> Aim of the task: Without the pictures, repeat the listing character for character.

> Source excerpt:
+-------+

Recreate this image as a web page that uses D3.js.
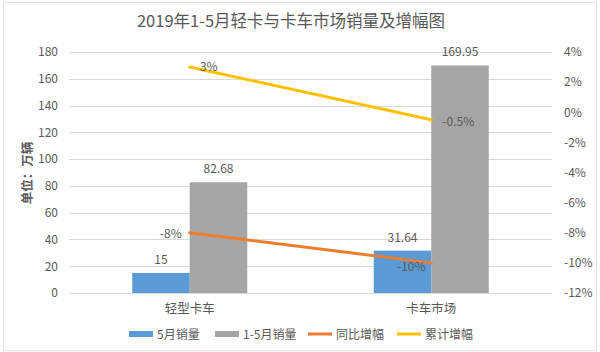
<!DOCTYPE html>
<html>
<head>
<meta charset="utf-8">
<script src="https://cdn.jsdelivr.net/npm/d3@7"></script>
<style>
  body { margin: 0; background: #fff; }
  text { font-family: "Noto Sans CJK SC", "Noto Sans", sans-serif; fill: #595959; }
</style>
</head>
<body>
<div id="chart"></div>
<script>
var categories = ["轻型卡车", "卡车市场"];
var maySales = [15, 31.64];
var ytdSales = [82.68, 169.95];
var yoyGrowth = [-8, -10];
var ytdGrowth = [3, -0.5];
var leftTicks = [0, 20, 40, 60, 80, 100, 120, 140, 160, 180];
var rightTicks = [4, 2, 0, -2, -4, -6, -8, -10, -12];

var W = 600, H = 352;
var margin = { top: 52, right: 48, bottom: 59, left: 69 },
  width = W - margin.left - margin.right,
  height = H - margin.top - margin.bottom;

var root = d3.select("#chart")
  .append("svg")
  .attr("width", W)
  .attr("height", H);

// faint chart border
root.append("rect")
  .attr("x", 3.5).attr("y", 2.5)
  .attr("width", W - 7).attr("height", H - 4)
  .attr("fill", "none")
  .attr("stroke", "#e3e3e3");

root.append("text")
  .attr("x", 291)
  .attr("y", 27)
  .attr("text-anchor", "middle")
  .style("font-size", "16.5px")
  .text("2019年1-5月轻卡与卡车市场销量及增幅图");

var svg = root.append("g")
  .attr("transform", "translate(" + margin.left + "," + margin.top + ")");

var x = d3.scaleBand()
  .domain(categories)
  .range([0, width]);

var x1 = d3.scaleBand()
  .domain(["may", "ytd"])
  .range([x.bandwidth() / 2 - 57.5, x.bandwidth() / 2 + 57.5]);

var y = d3.scaleLinear().domain([0, 180]).range([height, 0]);
var y2 = d3.scaleLinear().domain([-12, 4]).range([height, 0]);

// gridlines
svg.append("g").selectAll("line")
  .data(leftTicks)
  .enter().append("line")
  .attr("x1", 0).attr("x2", width)
  .attr("y1", function (d) { return Math.round(y(d)) + 0.5; })
  .attr("y2", function (d) { return Math.round(y(d)) + 0.5; })
  .attr("stroke", "#d9d9d9");

var yAxis = svg.append("g")
  .call(d3.axisLeft(y).tickValues(leftTicks).tickSize(0).tickPadding(11));
yAxis.select(".domain").remove();
yAxis.selectAll("text").style("font-size", "12px").attr("fill", "#595959");

var y2Axis = svg.append("g")
  .attr("transform", "translate(" + width + ",0)")
  .call(d3.axisRight(y2).tickValues(rightTicks).tickSize(0).tickPadding(12)
    .tickFormat(function (d) { return d + "%"; }));
y2Axis.select(".domain").remove();
y2Axis.selectAll("text").style("font-size", "12px").attr("fill", "#595959");

var xAxis = svg.append("g")
  .attr("transform", "translate(0," + height + ")")
  .call(d3.axisBottom(x).tickSize(0).tickPadding(11));
xAxis.select(".domain").attr("stroke", "#d9d9d9");
xAxis.selectAll("text").style("font-size", "12.5px").attr("fill", "#595959");

// bars
var groups = svg.append("g").selectAll("g")
  .data(categories)
  .enter().append("g")
  .attr("transform", function (d) { return "translate(" + x(d) + ",0)"; });

groups.append("rect")
  .attr("x", x1("may"))
  .attr("width", x1.bandwidth())
  .attr("y", function (d, i) { return y(maySales[i]); })
  .attr("height", function (d, i) { return height - y(maySales[i]); })
  .attr("fill", "#5b9bd5");

groups.append("rect")
  .attr("x", x1("ytd"))
  .attr("width", x1.bandwidth())
  .attr("y", function (d, i) { return y(ytdSales[i]); })
  .attr("height", function (d, i) { return height - y(ytdSales[i]); })
  .attr("fill", "#a5a5a5");

groups.append("text")
  .attr("x", x1("may") + x1.bandwidth() / 2)
  .attr("y", function (d, i) { return y(maySales[i]) - 9; })
  .attr("text-anchor", "middle")
  .style("font-size", "12px")
  .text(function (d, i) { return maySales[i]; });

groups.append("text")
  .attr("x", x1("ytd") + x1.bandwidth() / 2)
  .attr("y", function (d, i) { return y(ytdSales[i]) - 9; })
  .attr("text-anchor", "middle")
  .style("font-size", "12px")
  .text(function (d, i) { return ytdSales[i]; });

// lines
var cx = function (i) { return x(categories[i]) + x.bandwidth() / 2; };
var line = d3.line()
  .x(function (d, i) { return cx(i); })
  .y(function (d) { return y2(d); });

svg.append("path")
  .datum(yoyGrowth)
  .attr("d", line)
  .attr("fill", "none")
  .attr("stroke", "#ed7d31")
  .attr("stroke-width", 3)
  .attr("stroke-linecap", "round");

svg.append("path")
  .datum(ytdGrowth)
  .attr("d", line)
  .attr("fill", "none")
  .attr("stroke", "#ffc000")
  .attr("stroke-width", 3)
  .attr("stroke-linecap", "round");

// line labels
var yoyLabelPos = [{ dx: -8, dy: 5, anchor: "end" }, { dx: -20, dy: 8, anchor: "middle" }];
var ytdLabelPos = [{ dx: 19, dy: 4, anchor: "middle" }, { dx: 27, dy: 6, anchor: "middle" }];

svg.append("g").selectAll("text")
  .data(yoyGrowth)
  .enter().append("text")
  .attr("x", function (d, i) { return cx(i) + yoyLabelPos[i].dx; })
  .attr("y", function (d, i) { return y2(d) + yoyLabelPos[i].dy; })
  .attr("text-anchor", function (d, i) { return yoyLabelPos[i].anchor; })
  .style("font-size", "12px")
  .text(function (d) { return d + "%"; });

svg.append("g").selectAll("text")
  .data(ytdGrowth)
  .enter().append("text")
  .attr("x", function (d, i) { return cx(i) + ytdLabelPos[i].dx; })
  .attr("y", function (d, i) { return y2(d) + ytdLabelPos[i].dy; })
  .attr("text-anchor", function (d, i) { return ytdLabelPos[i].anchor; })
  .style("font-size", "12px")
  .text(function (d) { return d + "%"; });

// y axis title
root.append("text")
  .attr("transform", "translate(32,173) rotate(-90)")
  .attr("text-anchor", "middle")
  .style("font-size", "12.5px")
  .style("font-weight", "bold")
  .attr("fill", "#595959")
  .text("单位：万辆");

// legend
var legendItems = [
  { name: "5月销量", color: "#5b9bd5", type: "bar", x: 129 },
  { name: "1-5月销量", color: "#a5a5a5", type: "bar", x: 215 },
  { name: "同比增幅", color: "#ed7d31", type: "line", x: 308 },
  { name: "累计增幅", color: "#ffc000", type: "line", x: 397 }
];
var legend = root.append("g").selectAll("g")
  .data(legendItems)
  .enter().append("g")
  .attr("transform", function (d) { return "translate(" + d.x + ",334)"; });

legend.append("rect")
  .attr("x", 0)
  .attr("y", function (d) { return d.type === "bar" ? -3 : -1.5; })
  .attr("width", 24)
  .attr("height", function (d) { return d.type === "bar" ? 6 : 3; })
  .attr("fill", function (d) { return d.color; });

legend.append("text")
  .attr("x", 28)
  .attr("y", 4.5)
  .style("font-size", "12px")
  .text(function (d) { return d.name; });
</script>
</body>
</html>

+-------+

> Solved problem:
Recreate this image as a web page that uses D3.js.
<!DOCTYPE html>
<html>
<head>
<meta charset="utf-8">
<script src="https://cdn.jsdelivr.net/npm/d3@7"></script>
<style>
  body { margin: 0; background: #fff; }
  text { font-family: "Noto Sans CJK SC", "Noto Sans", sans-serif; fill: #595959; }
</style>
</head>
<body>
<div id="chart"></div>
<script>
var categories = ["轻型卡车", "卡车市场"];
var maySales = [15, 31.64];
var ytdSales = [82.68, 169.95];
var yoyGrowth = [-8, -10];
var ytdGrowth = [3, -0.5];
var leftTicks = [0, 20, 40, 60, 80, 100, 120, 140, 160, 180];
var rightTicks = [4, 2, 0, -2, -4, -6, -8, -10, -12];

var W = 600, H = 352;
var margin = { top: 52, right: 48, bottom: 59, left: 69 },
  width = W - margin.left - margin.right,
  height = H - margin.top - margin.bottom;

var root = d3.select("#chart")
  .append("svg")
  .attr("width", W)
  .attr("height", H);

// faint chart border
root.append("rect")
  .attr("x", 3.5).attr("y", 2.5)
  .attr("width", W - 7).attr("height", H - 4)
  .attr("fill", "none")
  .attr("stroke", "#e3e3e3");

root.append("text")
  .attr("x", 291)
  .attr("y", 27)
  .attr("text-anchor", "middle")
  .style("font-size", "16.5px")
  .text("2019年1-5月轻卡与卡车市场销量及增幅图");

var svg = root.append("g")
  .attr("transform", "translate(" + margin.left + "," + margin.top + ")");

var x = d3.scaleBand()
  .domain(categories)
  .range([0, width]);

var x1 = d3.scaleBand()
  .domain(["may", "ytd"])
  .range([x.bandwidth() / 2 - 57.5, x.bandwidth() / 2 + 57.5]);

var y = d3.scaleLinear().domain([0, 180]).range([height, 0]);
var y2 = d3.scaleLinear().domain([-12, 4]).range([height, 0]);

// gridlines
svg.append("g").selectAll("line")
  .data(leftTicks)
  .enter().append("line")
  .attr("x1", 0).attr("x2", width)
  .attr("y1", function (d) { return Math.round(y(d)) + 0.5; })
  .attr("y2", function (d) { return Math.round(y(d)) + 0.5; })
  .attr("stroke", "#d9d9d9");

var yAxis = svg.append("g")
  .call(d3.axisLeft(y).tickValues(leftTicks).tickSize(0).tickPadding(11));
yAxis.select(".domain").remove();
yAxis.selectAll("text").style("font-size", "12px").attr("fill", "#595959");

var y2Axis = svg.append("g")
  .attr("transform", "translate(" + width + ",0)")
  .call(d3.axisRight(y2).tickValues(rightTicks).tickSize(0).tickPadding(12)
    .tickFormat(function (d) { return d + "%"; }));
y2Axis.select(".domain").remove();
y2Axis.selectAll("text").style("font-size", "12px").attr("fill", "#595959");

var xAxis = svg.append("g")
  .attr("transform", "translate(0," + height + ")")
  .call(d3.axisBottom(x).tickSize(0).tickPadding(11));
xAxis.select(".domain").attr("stroke", "#d9d9d9");
xAxis.selectAll("text").style("font-size", "12.5px").attr("fill", "#595959");

// bars
var groups = svg.append("g").selectAll("g")
  .data(categories)
  .enter().append("g")
  .attr("transform", function (d) { return "translate(" + x(d) + ",0)"; });

groups.append("rect")
  .attr("x", x1("may"))
  .attr("width", x1.bandwidth())
  .attr("y", function (d, i) { return y(maySales[i]); })
  .attr("height", function (d, i) { return height - y(maySales[i]); })
  .attr("fill", "#5b9bd5");

groups.append("rect")
  .attr("x", x1("ytd"))
  .attr("width", x1.bandwidth())
  .attr("y", function (d, i) { return y(ytdSales[i]); })
  .attr("height", function (d, i) { return height - y(ytdSales[i]); })
  .attr("fill", "#a5a5a5");

groups.append("text")
  .attr("x", x1("may") + x1.bandwidth() / 2)
  .attr("y", function (d, i) { return y(maySales[i]) - 9; })
  .attr("text-anchor", "middle")
  .style("font-size", "12px")
  .text(function (d, i) { return maySales[i]; });

groups.append("text")
  .attr("x", x1("ytd") + x1.bandwidth() / 2)
  .attr("y", function (d, i) { return y(ytdSales[i]) - 9; })
  .attr("text-anchor", "middle")
  .style("font-size", "12px")
  .text(function (d, i) { return ytdSales[i]; });

// lines
var cx = function (i) { return x(categories[i]) + x.bandwidth() / 2; };
var line = d3.line()
  .x(function (d, i) { return cx(i); })
  .y(function (d) { return y2(d); });

svg.append("path")
  .datum(yoyGrowth)
  .attr("d", line)
  .attr("fill", "none")
  .attr("stroke", "#ed7d31")
  .attr("stroke-width", 3)
  .attr("stroke-linecap", "round");

svg.append("path")
  .datum(ytdGrowth)
  .attr("d", line)
  .attr("fill", "none")
  .attr("stroke", "#ffc000")
  .attr("stroke-width", 3)
  .attr("stroke-linecap", "round");

// line labels
var yoyLabelPos = [{ dx: -8, dy: 5, anchor: "end" }, { dx: -20, dy: 8, anchor: "middle" }];
var ytdLabelPos = [{ dx: 19, dy: 4, anchor: "middle" }, { dx: 27, dy: 6, anchor: "middle" }];

svg.append("g").selectAll("text")
  .data(yoyGrowth)
  .enter().append("text")
  .attr("x", function (d, i) { return cx(i) + yoyLabelPos[i].dx; })
  .attr("y", function (d, i) { return y2(d) + yoyLabelPos[i].dy; })
  .attr("text-anchor", function (d, i) { return yoyLabelPos[i].anchor; })
  .style("font-size", "12px")
  .text(function (d) { return d + "%"; });

svg.append("g").selectAll("text")
  .data(ytdGrowth)
  .enter().append("text")
  .attr("x", function (d, i) { return cx(i) + ytdLabelPos[i].dx; })
  .attr("y", function (d, i) { return y2(d) + ytdLabelPos[i].dy; })
  .attr("text-anchor", function (d, i) { return ytdLabelPos[i].anchor; })
  .style("font-size", "12px")
  .text(function (d) { return d + "%"; });

// y axis title
root.append("text")
  .attr("transform", "translate(32,173) rotate(-90)")
  .attr("text-anchor", "middle")
  .style("font-size", "12.5px")
  .style("font-weight", "bold")
  .attr("fill", "#595959")
  .text("单位：万辆");

// legend
var legendItems = [
  { name: "5月销量", color: "#5b9bd5", type: "bar", x: 129 },
  { name: "1-5月销量", color: "#a5a5a5", type: "bar", x: 215 },
  { name: "同比增幅", color: "#ed7d31", type: "line", x: 308 },
  { name: "累计增幅", color: "#ffc000", type: "line", x: 397 }
];
var legend = root.append("g").selectAll("g")
  .data(legendItems)
  .enter().append("g")
  .attr("transform", function (d) { return "translate(" + d.x + ",334)"; });

legend.append("rect")
  .attr("x", 0)
  .attr("y", function (d) { return d.type === "bar" ? -3 : -1.5; })
  .attr("width", 24)
  .attr("height", function (d) { return d.type === "bar" ? 6 : 3; })
  .attr("fill", function (d) { return d.color; });

legend.append("text")
  .attr("x", 28)
  .attr("y", 4.5)
  .style("font-size", "12px")
  .text(function (d) { return d.name; });
</script>
</body>
</html>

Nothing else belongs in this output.